We know that the rest of Australian soccer hasn't missed us, and neither have most of the supporters we used to have. But what if during this time off, a good chunk of the South fans we still have, spent 2020 not missing South, to the extent that they don't think about coming back?
Everything about South (its own media, online fan activity) seems so mellow, so withdrawn, that it doesn't feel like we're building toward anything. I get that there's a lot of players we haven't grown to love or loathe yet, and that's a part of the problem. I get that everyone's a bit cautious about over-selling what soccer will be like, and whether we'll have a truly competitive team.
Oh, and there's the National Second Division stuff which, even if it too isn't getting people particularly fired up, still looks more appealing to most people than another season of trudging around the industrial backblocks
I guess what I'm trying to say is, once South starts again for real in late February, will it matter to the people who still cared?
It's not meant to sound alarmist. There's just been this incredible void with anything to do with South, and who knows what we'll see on the other side of it. It's not the first time we've had to deal with such an absence and degree of inaction. And unlike the previous we (as far as I know) haven't come close to carking it, but I guess there's at east a hint of the same quality of the unknown.

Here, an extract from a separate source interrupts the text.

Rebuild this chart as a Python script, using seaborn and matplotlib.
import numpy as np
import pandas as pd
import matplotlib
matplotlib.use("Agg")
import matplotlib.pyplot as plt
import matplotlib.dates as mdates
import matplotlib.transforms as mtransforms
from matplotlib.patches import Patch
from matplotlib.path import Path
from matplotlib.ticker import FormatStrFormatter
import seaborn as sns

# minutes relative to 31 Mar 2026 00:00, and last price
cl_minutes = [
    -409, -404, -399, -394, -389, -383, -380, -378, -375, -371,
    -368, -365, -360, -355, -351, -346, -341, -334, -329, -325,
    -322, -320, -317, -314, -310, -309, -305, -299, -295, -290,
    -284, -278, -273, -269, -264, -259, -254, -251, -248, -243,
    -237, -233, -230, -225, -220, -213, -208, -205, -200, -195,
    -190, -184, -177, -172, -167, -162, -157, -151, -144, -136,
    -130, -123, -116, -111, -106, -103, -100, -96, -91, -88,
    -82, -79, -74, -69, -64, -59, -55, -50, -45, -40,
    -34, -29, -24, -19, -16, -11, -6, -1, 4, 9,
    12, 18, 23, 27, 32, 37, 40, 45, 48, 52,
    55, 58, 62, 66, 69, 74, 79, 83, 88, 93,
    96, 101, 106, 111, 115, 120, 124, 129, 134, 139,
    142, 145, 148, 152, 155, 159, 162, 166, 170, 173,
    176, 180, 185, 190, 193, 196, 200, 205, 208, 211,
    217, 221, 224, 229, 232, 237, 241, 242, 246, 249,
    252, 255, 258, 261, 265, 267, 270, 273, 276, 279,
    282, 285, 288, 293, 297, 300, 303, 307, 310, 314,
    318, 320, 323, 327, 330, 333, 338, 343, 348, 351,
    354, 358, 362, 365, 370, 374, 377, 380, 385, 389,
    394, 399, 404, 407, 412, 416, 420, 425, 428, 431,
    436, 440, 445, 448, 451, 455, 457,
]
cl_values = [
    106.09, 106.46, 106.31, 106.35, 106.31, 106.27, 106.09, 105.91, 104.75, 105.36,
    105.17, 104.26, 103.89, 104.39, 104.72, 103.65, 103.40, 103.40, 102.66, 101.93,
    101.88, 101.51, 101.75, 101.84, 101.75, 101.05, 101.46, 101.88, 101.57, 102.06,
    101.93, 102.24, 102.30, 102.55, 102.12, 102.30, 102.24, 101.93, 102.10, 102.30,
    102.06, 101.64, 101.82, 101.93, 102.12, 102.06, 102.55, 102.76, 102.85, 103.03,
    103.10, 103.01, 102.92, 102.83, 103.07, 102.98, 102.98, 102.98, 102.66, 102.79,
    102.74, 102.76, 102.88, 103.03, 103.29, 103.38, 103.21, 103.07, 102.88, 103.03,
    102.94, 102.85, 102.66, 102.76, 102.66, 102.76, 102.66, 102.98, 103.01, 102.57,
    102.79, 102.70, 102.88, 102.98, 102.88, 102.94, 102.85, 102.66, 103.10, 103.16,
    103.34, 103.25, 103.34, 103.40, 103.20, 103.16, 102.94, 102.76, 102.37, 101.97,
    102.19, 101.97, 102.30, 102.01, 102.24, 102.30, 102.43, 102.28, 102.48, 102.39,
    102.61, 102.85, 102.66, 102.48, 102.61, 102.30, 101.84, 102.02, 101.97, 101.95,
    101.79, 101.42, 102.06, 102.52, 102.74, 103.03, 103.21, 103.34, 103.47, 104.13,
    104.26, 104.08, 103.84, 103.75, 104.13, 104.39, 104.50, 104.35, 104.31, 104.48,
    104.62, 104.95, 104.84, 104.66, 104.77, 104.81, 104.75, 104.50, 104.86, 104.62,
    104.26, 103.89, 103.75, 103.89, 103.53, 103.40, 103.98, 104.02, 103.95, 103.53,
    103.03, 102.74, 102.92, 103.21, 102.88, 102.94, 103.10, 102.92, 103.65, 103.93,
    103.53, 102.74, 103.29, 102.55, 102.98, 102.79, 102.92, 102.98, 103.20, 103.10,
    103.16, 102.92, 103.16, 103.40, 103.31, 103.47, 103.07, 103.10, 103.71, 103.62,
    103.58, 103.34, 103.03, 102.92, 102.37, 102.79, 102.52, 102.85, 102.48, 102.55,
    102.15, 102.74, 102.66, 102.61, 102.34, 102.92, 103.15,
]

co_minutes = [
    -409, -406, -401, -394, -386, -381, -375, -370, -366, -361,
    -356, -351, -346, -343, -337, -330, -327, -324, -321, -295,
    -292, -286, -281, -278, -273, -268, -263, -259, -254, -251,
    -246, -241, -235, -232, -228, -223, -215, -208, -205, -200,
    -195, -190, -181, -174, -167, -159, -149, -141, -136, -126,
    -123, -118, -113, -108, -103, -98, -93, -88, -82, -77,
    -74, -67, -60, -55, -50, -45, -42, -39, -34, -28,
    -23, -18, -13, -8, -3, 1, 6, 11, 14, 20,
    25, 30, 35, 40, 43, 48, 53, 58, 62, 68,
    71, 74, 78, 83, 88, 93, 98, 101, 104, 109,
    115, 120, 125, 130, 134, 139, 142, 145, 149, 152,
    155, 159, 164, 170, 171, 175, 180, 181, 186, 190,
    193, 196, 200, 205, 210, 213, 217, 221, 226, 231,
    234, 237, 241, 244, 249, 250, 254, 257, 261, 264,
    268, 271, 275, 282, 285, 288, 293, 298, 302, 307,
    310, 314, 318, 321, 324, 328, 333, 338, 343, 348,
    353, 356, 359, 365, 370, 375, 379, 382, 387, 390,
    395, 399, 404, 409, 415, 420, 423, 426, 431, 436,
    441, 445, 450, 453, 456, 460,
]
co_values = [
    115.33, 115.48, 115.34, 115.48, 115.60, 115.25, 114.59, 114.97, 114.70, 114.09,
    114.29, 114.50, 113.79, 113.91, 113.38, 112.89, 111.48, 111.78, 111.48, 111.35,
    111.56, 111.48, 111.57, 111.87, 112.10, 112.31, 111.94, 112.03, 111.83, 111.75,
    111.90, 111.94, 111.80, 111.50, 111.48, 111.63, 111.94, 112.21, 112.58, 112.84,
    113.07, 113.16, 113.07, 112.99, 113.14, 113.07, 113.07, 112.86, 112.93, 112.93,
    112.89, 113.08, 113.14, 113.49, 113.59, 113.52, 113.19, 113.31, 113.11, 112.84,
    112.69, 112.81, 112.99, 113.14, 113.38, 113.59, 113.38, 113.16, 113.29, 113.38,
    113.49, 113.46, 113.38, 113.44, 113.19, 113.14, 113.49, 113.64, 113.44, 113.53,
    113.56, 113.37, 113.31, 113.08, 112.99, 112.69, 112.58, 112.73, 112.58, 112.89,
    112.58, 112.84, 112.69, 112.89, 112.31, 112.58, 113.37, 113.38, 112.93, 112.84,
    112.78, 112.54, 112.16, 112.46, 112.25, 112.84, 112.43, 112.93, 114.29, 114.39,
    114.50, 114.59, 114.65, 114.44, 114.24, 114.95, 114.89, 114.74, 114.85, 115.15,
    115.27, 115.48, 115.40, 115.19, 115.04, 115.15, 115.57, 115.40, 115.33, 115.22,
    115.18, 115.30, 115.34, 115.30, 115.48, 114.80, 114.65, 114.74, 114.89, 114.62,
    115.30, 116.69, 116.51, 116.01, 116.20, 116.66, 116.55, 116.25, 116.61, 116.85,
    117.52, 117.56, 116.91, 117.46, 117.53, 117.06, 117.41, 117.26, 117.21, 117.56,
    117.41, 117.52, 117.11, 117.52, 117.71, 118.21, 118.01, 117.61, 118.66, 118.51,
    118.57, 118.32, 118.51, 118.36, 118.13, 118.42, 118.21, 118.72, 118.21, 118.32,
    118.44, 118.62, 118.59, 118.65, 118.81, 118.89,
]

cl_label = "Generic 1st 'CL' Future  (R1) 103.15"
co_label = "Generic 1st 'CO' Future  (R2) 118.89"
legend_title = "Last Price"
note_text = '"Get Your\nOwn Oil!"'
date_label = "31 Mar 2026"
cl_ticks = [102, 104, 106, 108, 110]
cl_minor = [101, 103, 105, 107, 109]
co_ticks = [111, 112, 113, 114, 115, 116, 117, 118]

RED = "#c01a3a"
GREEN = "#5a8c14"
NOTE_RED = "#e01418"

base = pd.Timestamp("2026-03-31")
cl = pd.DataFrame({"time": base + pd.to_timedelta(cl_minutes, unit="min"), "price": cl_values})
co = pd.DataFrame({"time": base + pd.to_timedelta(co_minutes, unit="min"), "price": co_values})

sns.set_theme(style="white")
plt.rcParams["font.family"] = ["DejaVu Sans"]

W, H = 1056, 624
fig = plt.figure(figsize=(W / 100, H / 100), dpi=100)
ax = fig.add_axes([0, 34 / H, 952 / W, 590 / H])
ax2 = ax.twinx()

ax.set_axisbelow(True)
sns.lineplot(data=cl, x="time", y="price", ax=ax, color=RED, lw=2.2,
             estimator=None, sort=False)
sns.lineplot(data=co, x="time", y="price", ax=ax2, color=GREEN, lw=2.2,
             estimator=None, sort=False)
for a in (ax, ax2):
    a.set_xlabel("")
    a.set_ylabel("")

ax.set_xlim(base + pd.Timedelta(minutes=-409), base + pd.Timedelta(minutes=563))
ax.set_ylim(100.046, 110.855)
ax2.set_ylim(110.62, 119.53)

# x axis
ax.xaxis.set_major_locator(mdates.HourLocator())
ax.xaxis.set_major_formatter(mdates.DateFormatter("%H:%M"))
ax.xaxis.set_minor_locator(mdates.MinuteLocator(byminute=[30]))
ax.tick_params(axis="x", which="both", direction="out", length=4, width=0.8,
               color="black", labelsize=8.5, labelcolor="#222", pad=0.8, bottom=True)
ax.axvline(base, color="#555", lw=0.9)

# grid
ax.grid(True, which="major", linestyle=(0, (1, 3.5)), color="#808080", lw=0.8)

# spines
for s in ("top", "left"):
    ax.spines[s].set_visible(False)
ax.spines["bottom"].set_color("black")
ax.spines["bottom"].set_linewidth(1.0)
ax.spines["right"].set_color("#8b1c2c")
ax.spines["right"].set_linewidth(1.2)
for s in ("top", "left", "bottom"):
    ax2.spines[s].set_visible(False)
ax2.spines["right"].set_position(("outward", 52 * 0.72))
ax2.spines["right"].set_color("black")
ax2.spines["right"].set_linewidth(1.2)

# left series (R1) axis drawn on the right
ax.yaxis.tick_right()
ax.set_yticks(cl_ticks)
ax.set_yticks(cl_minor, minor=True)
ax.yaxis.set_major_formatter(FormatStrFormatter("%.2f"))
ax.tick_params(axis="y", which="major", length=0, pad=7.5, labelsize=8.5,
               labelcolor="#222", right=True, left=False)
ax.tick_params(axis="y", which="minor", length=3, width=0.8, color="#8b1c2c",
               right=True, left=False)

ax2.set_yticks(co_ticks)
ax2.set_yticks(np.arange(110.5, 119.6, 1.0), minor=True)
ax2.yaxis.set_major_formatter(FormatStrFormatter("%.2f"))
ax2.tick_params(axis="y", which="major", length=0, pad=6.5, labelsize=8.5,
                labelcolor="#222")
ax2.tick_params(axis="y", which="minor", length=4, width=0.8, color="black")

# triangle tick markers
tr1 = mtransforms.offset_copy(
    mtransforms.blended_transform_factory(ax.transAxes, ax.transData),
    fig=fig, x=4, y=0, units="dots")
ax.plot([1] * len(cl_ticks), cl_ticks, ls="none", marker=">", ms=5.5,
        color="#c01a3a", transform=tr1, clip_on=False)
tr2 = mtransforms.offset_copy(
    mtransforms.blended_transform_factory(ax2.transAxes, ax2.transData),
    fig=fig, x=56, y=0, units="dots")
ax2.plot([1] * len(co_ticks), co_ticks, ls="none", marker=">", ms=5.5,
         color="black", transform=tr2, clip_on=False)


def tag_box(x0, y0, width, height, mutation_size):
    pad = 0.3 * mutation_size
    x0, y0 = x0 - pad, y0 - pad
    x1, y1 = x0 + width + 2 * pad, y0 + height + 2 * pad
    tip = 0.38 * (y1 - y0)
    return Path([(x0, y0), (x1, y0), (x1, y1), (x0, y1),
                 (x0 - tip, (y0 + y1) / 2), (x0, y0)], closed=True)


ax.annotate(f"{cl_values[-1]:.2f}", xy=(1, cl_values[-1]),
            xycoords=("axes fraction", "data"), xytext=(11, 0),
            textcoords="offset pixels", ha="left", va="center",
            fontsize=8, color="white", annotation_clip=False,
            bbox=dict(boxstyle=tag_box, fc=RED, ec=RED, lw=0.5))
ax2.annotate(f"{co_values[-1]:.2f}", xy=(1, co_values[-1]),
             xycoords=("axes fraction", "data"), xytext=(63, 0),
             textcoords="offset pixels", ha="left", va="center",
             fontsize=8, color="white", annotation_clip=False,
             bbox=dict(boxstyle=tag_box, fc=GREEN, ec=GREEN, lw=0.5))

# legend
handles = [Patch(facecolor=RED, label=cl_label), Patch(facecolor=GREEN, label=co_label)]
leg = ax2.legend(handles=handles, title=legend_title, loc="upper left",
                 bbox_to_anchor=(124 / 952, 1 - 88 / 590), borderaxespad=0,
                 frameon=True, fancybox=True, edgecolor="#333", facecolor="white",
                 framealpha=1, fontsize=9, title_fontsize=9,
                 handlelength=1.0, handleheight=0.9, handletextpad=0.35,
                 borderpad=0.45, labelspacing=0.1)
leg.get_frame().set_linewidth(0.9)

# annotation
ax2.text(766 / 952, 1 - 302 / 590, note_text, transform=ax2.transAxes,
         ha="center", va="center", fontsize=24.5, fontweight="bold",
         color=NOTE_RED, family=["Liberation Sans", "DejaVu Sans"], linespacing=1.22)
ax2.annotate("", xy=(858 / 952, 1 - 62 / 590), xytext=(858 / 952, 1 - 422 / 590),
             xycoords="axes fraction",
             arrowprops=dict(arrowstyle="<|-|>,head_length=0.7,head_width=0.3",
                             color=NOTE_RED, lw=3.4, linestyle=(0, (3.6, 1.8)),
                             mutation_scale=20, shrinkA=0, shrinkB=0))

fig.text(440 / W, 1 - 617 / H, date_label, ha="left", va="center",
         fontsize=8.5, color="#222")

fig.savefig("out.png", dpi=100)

It's not a matter of an ordinary off-season, take some time off, and welcome back. It's been so much time away that it's more than enough to break the habit of caring about South.
I guess I just want to get back to a game to see for myself if it still seems to mean what it's always meant; that there's still enough people who feel excitement, and angst, and camaraderie to keep this thing continuing as a viable cultural (and not just business) concern.